Geneva's annual report for the year to March 2010 shows O'Connell received salary, bonus and "other" remuneration totalling NZ$388,000. He has also received a loan of NZ$273,711 that paid interest of 8% up to September 30, 2007 but has been interest free since October 1, 2007.
Miller says Covenant doesn't agree that it, as trustee, has been working for the board rather than depositors.
"The trustee would not be doing its job if it did not allow the noteholders the opportunity to consider this proposal," says Miller. "The company is currently not in breach of its trust deed, and so even if this proposal does not go ahead, it remains a going concern. The directors have, however, expressed their concerns going ahead."
S&P lowers credit rating to "CC"
Meanwhile, credit rating agency Standard & Poor's (S&P) has cut its long-term counter party credit rating on Geneva to 'CC' from 'CCC' and placed Geneva's ratings on creditwatch with negative implications. S&P's description of a"CC" rating suggests a company that's "currently highly vulnerable."
S&P credit analyst Peter Sikora said the move reflected S&P's view there there was a high likelihood Geneva's subordinated noteholders will agree to the debt-for-equity exchange at a level less than par.

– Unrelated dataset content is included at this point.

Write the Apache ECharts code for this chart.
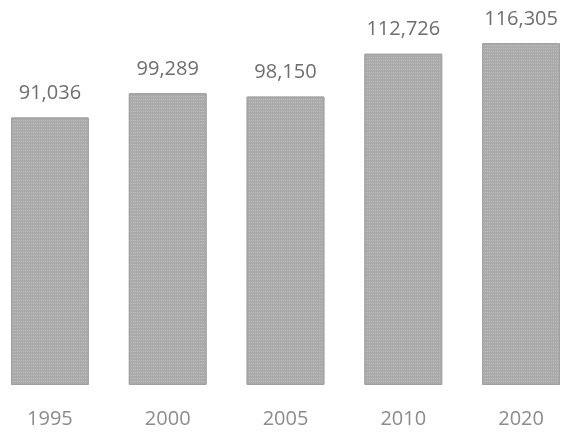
<!DOCTYPE html>
<html><head><meta charset="utf-8">
<script src="https://cdn.jsdelivr.net/npm/echarts@6/dist/echarts.min.js"></script>
<style>html,body{margin:0;padding:0;background:#fff;overflow:hidden;width:565px;height:436px}#c{width:589px;height:436px;margin-left:-9px}</style>
</head><body><div id="c"></div>
<script>
const categories = ['1995', '2000', '2005', '2010', '2020'];
const values = [91036, 99289, 98150, 112726, 116305];

const chart = echarts.init(document.getElementById('c'), null, {renderer: 'canvas'});
chart.setOption({
  animation: false,
  backgroundColor: '#ffffff',
  grid: {left: 0, right: 0, top: 3, bottom: 51},
  xAxis: {
    type: 'category', data: categories,
    axisLine: {show: false}, axisTick: {show: false},
    axisLabel: {margin: 24, fontSize: 20, color: '#8c8c8c', fontFamily: 'Open Sans'}
  },
  yAxis: {type: 'value', min: 0, max: 130000, show: false, splitLine: {show: false}},
  series: [{
    type: 'bar', data: values, barCategoryGap: '34%',
    itemStyle: {
      color: '#ababab', borderColor: '#a0a0a0', borderWidth: 1,
      decal: {symbol: 'rect', symbolSize: 1, color: 'rgba(255,255,255,0.22)', dashArrayX: [1, 1], dashArrayY: [1, 2], rotation: 0}
    },
    label: {
      show: true, position: 'top', distance: 14, fontSize: 20, color: '#6e6e6e',
      fontFamily: 'Open Sans',
      formatter: p => p.value.toLocaleString('en-US')
    }
  }]
});
</script></body></html>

This would see Geneva's ratings lowered to 'SD' (selective default on some obligations).
S&P has also lowered its insurer financial strength rating on Geneva's captive insurer, Quest Insurance Group., to "CC' from 'CCC" and placed Quest's rating on creditwatch with developing implications.
"After the exchange is completed, it is likely that the rating on Geneva and Quest would be raised to a level no higher than a 'CCC' rating category following further review of the group," Sikora said.

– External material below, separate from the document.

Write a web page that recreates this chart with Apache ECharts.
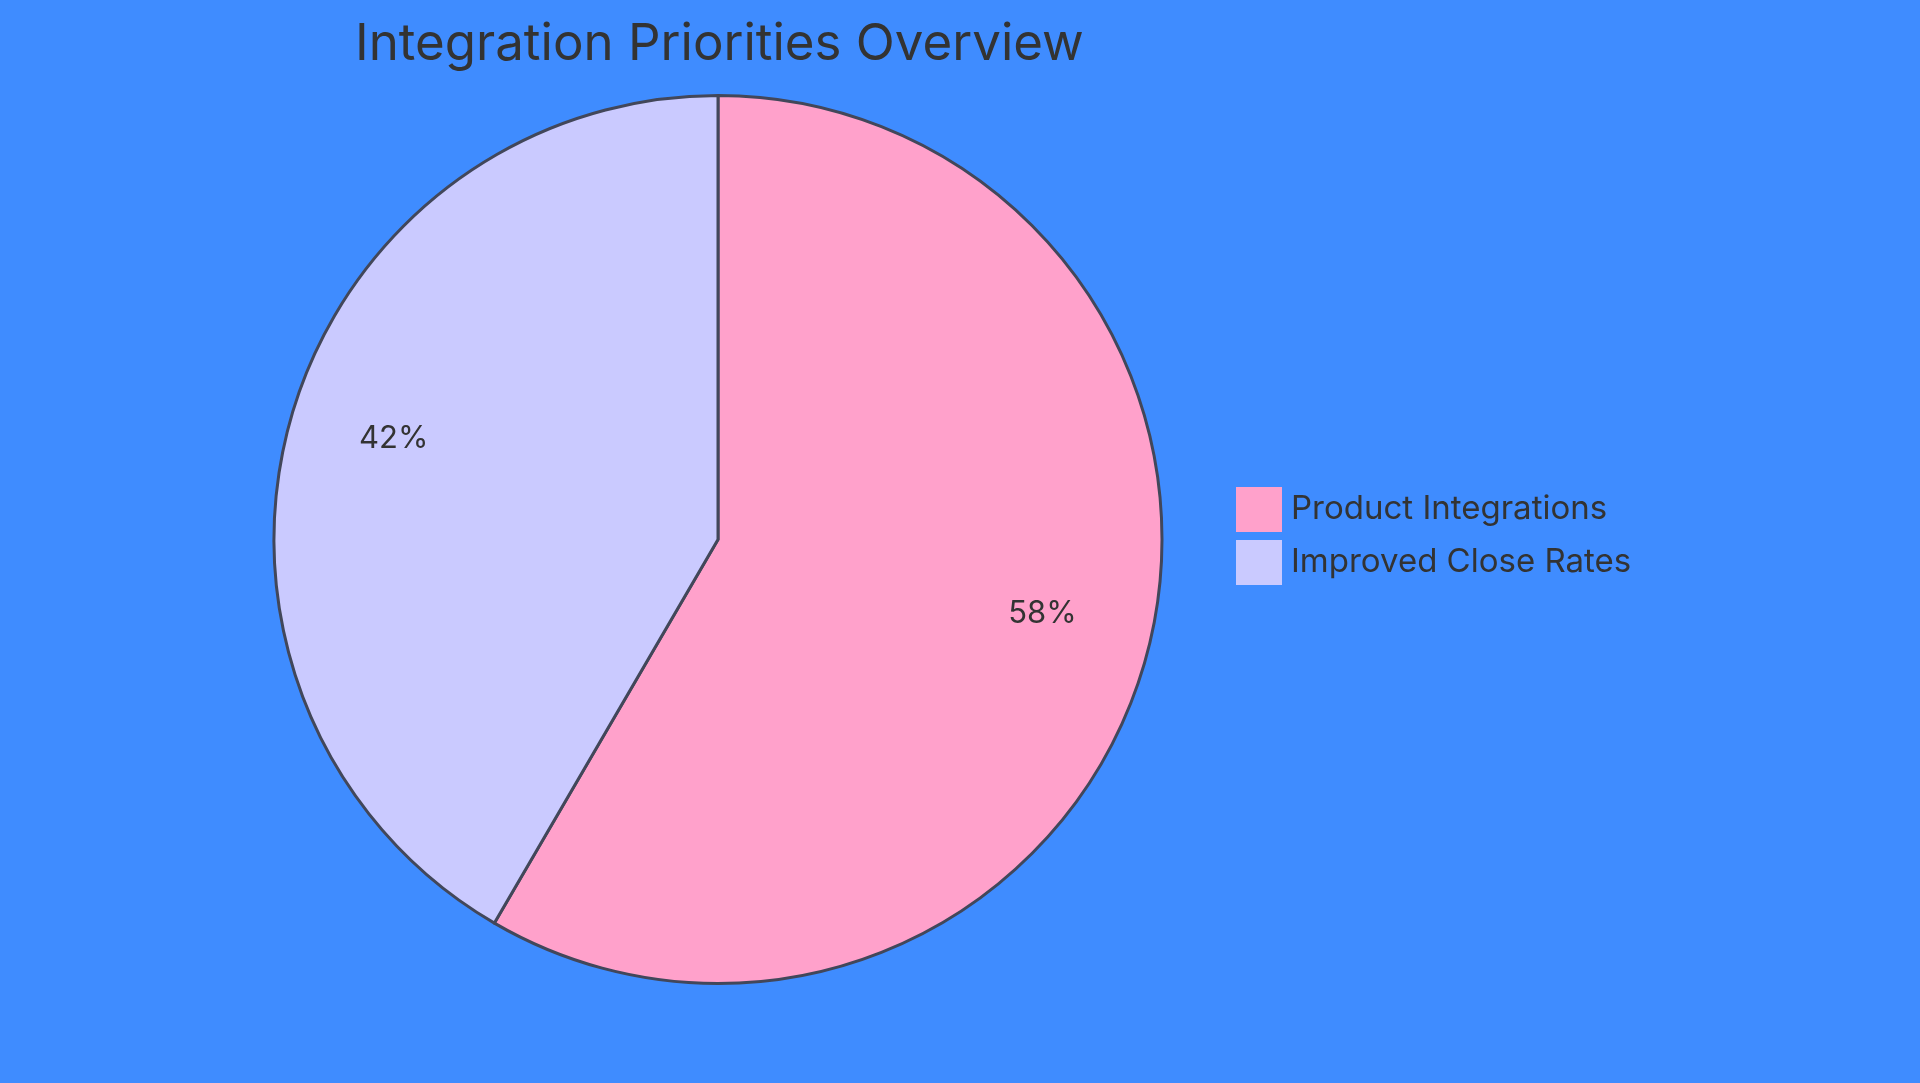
<!doctype html>
<html>
    <head>
        <meta charset="utf-8">
        <title>Integration Priorities Overview</title>
        <style>
            html, body { margin: 0; padding: 0; background: #3f8cff; }
            #main { width: 1920px; height: 1083px; }
        </style>
    </head>
    <body>
        <div id="main"></div>
        <script src="https://cdn.jsdelivr.net/npm/echarts@6/dist/echarts.min.js"></script>
        <script>
            var chart = echarts.init(document.getElementById('main'));

            var categories = ['Product Integrations', 'Improved Close Rates'];
            var values = [58.4, 41.6];
            var colors = ['#ffa1cb', '#cacaff'];

            var fontFamily = 'Inter, "Noto Sans", sans-serif';

            var pieData = categories.map(function (name, i) {
                return { name: name, value: values[i], itemStyle: { color: colors[i] } };
            });

            // labels sit at 3/4 of the radius, so a transparent ring carries them
            var labelData = categories.map(function (name, i) {
                return { name: name, value: values[i] };
            });

            chart.setOption({
                backgroundColor: '#3f8cff',
                animation: false,
                title: {
                    text: 'Integration Priorities Overview',
                    left: 350,
                    top: 14,
                    textStyle: {
                        fontFamily: fontFamily,
                        fontSize: 51,
                        fontWeight: 'normal',
                        color: '#333333'
                    }
                },
                legend: {
                    orient: 'vertical',
                    left: 1236,
                    top: 486,
                    padding: 0,
                    itemWidth: 46,
                    itemHeight: 45,
                    itemGap: 6,
                    icon: 'rect',
                    data: categories,
                    itemStyle: { borderWidth: 0 },
                    textStyle: {
                        fontFamily: fontFamily,
                        fontSize: 33,
                        lineHeight: 45,
                        color: '#333333',
                        padding: [2, 0, 0, 4]
                    }
                },
                series: [{
                    type: 'pie',
                    center: [718, 539.5],
                    radius: [0, 444],
                    startAngle: 90,
                    clockwise: true,
                    silent: true,
                    data: pieData,
                    label: { show: false },
                    labelLine: { show: false },
                    itemStyle: {
                        borderColor: '#42475a',
                        borderWidth: 3
                    }
                }, {
                    type: 'pie',
                    center: [718, 539.5],
                    radius: [222, 444],
                    startAngle: 90,
                    clockwise: true,
                    silent: true,
                    data: labelData,
                    itemStyle: { color: 'rgba(0,0,0,0)' },
                    label: {
                        show: true,
                        position: 'inside',
                        formatter: function (p) {
                            return Math.round(p.percent) + '%';
                        },
                        offset: [0, -13],
                        fontFamily: fontFamily,
                        fontSize: 31,
                        color: '#333333'
                    },
                    labelLine: { show: false }
                }]
            });

            window.addEventListener('resize', function () {
                chart.resize();
            });
        </script>
    </body>
</html>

"Standard & Poor's view is that should investors and shareholders reject the plan, there is a high chance of Geneva being forced into receivership. Accordingly, the 'CC' rating on Geneva would remain on creditwatch with negative implications and transition to 'D' when the company is formally placed in receivership. The 'CC' rating on Quest would also remain on creditwatch but the direction revised to negative."
Moratorium and two previous capital restructures
Geneva subordinated noteholders backed a moratorium - as opposed to winding the company down or appointing a receiver - that ran from November 2007 till April 30, 2008. They received all their interest monthly during this period at an average rate of 13.25%.

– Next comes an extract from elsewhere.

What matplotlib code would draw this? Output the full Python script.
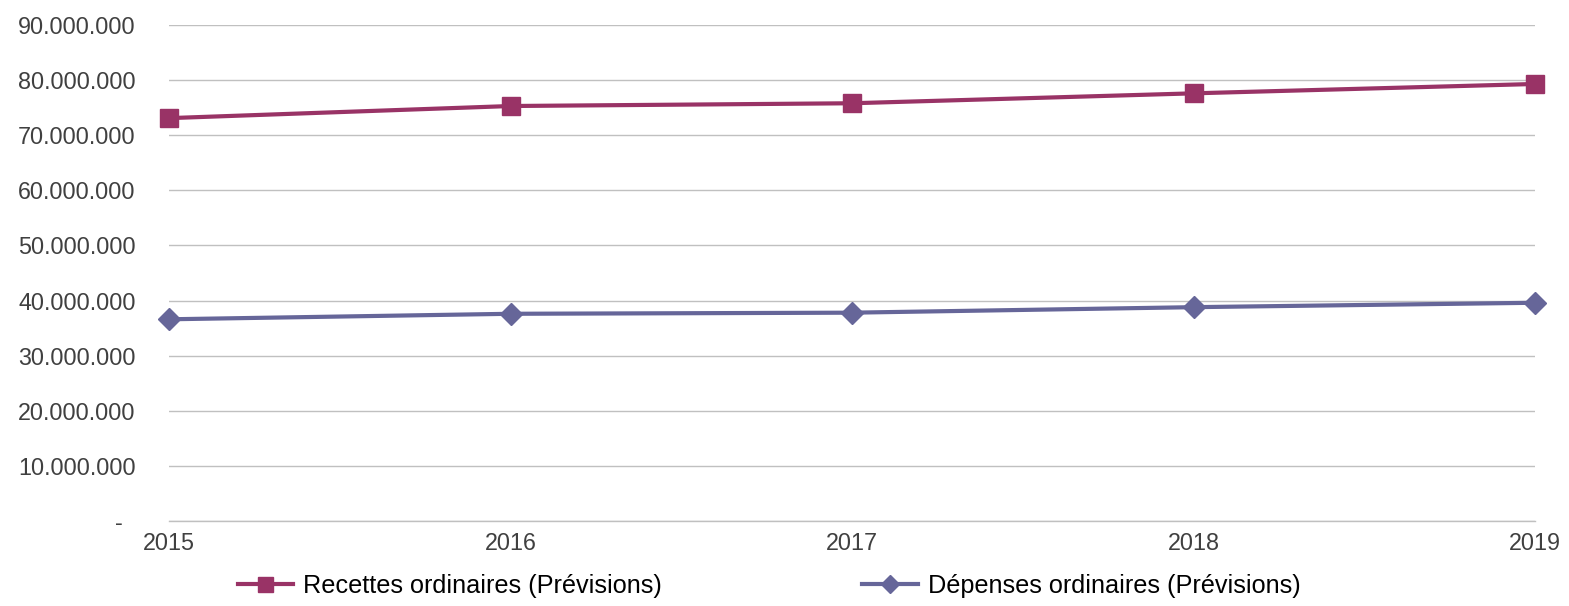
import matplotlib
matplotlib.use("Agg")
import matplotlib.pyplot as plt
from matplotlib.ticker import FuncFormatter

years = [2015, 2016, 2017, 2018, 2019]
recettes = [73100000, 75300000, 75800000, 77600000, 79300000]
depenses = [36600000, 37600000, 37800000, 38800000, 39600000]
series_labels = ["Recettes ordinaires (Prévisions)", "Dépenses ordinaires (Prévisions)"]
yticks = [0, 10000000, 20000000, 30000000, 40000000, 50000000, 60000000, 70000000, 80000000, 90000000]

plt.rcParams['font.family'] = ['Liberation Sans', 'DejaVu Sans']

fig = plt.figure(figsize=(15.69, 6.06), dpi=100)
ax = fig.add_axes([169/1569, 1-521/606, (1535-169)/1569, (521-25)/606])

c1 = '#993366'
c2 = '#666699'
ax.plot(years, recettes, color=c1, lw=3, marker='s', ms=13.5, clip_on=False, zorder=3, label=series_labels[0])
ax.plot(years, depenses, color=c2, lw=3, marker='D', ms=11, clip_on=False, zorder=3, label=series_labels[1])

ax.set_xlim(2015, 2019)
ax.set_ylim(0, 90000000)
ax.set_xticks(years)
ax.set_yticks(yticks)

def fmt(v, pos):
    if v == 0:
        return "-  "
    return f"{int(v):,}".replace(",", ".")
ax.yaxis.set_major_formatter(FuncFormatter(fmt))

ax.grid(axis='y', color='#c0c0c0', lw=1)
ax.set_axisbelow(True)
for s in ['top', 'right', 'left']:
    ax.spines[s].set_visible(False)
ax.spines['bottom'].set_color('#c0c0c0')
ax.spines['bottom'].set_linewidth(1)
ax.tick_params(axis='both', length=0, labelsize=16.8, labelcolor='#404040')
ax.tick_params(axis='y', pad=24)
ax.tick_params(axis='x', pad=8)

fig.legend(loc='center', bbox_to_anchor=(769/1569, 1-586/606), ncol=2, frameon=False,
           fontsize=18.2, handlelength=2.2, handletextpad=0.4, columnspacing=7.9, markerscale=0.8)

fig.savefig("out.png", dpi=100, facecolor='white')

Then in May 2008 subordinated noteholders agreed to convert 55% of their subordinated notes to equity at a price of 36.492c per share. In the following two years the noteholders received all their interest on their remaining 45% of subordinated notes at an average rate of 13.25%.
Then, in late 2009, Geneva says a "real risk" emerged that it wouldn't be able to refinance or extend its NZ$35 million bank loan from BOS, which was due to mature on April 30 this year. The company therefore reached a deal to pay off BOS in half-year installments with the final installment due on March 31, 2015. Subordinated noteholders were, therefore, asked to extend the term of their investment out 30 months to dates between October 31, 2013 and April 30, 2015. The noteholders again threw their weight behind Geneva's plan and have continued to receive monthly interest payments - on the 45% of their original noteholding they retain - at 13.25%.
"My note was $500,000," says Boswell. "I’ve already given them $275,000, which is gone and now they’re basically going to say 'we’d like the other $225,000 as well Tony.' I don’t seem to be getting a lot for it (and) it’s a little bit soul destroying."
If the company needs an extra NZ$5 million, Boswell says it should price the shares at a level where people with a risk appetite will buy them.
"Obviously at 5c a share people won’t because the only way they’re able to sell them at 5c a share is to try and force them onto reluctant shareholders or people who don’t really want them. But if you make them 1c a share, would people who have got a risk appetite then say, 'well yes we’ll have them.' If that’s the case you might even be able to say ‘those of you with notes and debentures, if you wish you can take up that share offering using some of your debentures and notes'."
'Sell the assets and repay depositors'
Boswell says an alternative option Geneva could look at is seeking a buyer for its assets, primarily its loan book, and use the proceeds to repay depositors.
"I look at some of the other finance companies out there who have done that and it’s not a mission impossible, it has been done quite successfully by others with similar sorts of books. It could be done again but there needs to be a willingness to do it."
Consumer finance companies that have been tipped into receivership include National Finance 2000, Provincial Finance and Western Bay Finance, which were all placed in receivership between May and July 2006. They either have, or are expected to, return 48%, 92.2% and 82% of investors' money, respectively. See our Deep Freeze List for full finance company receivership details.
In a 2008 report on Geneva's first capital reconstruction proposal, Northington Partners estimated operating costs from a receivership at between NZ$33 million and NZ$37.3 million leaving between NZ$114.1 million and NZ$142.2 million available for distribution to stockholders and BOS.
As for the new capital reconstruction proposal, Boswell says noteholders' remaining position will be knocked down the peaking order in a wind up situation to the same as that of a shareholder.
"It’s hard to see what benefit there would be for a noteholder to say 'yes' and I can’t actually see one."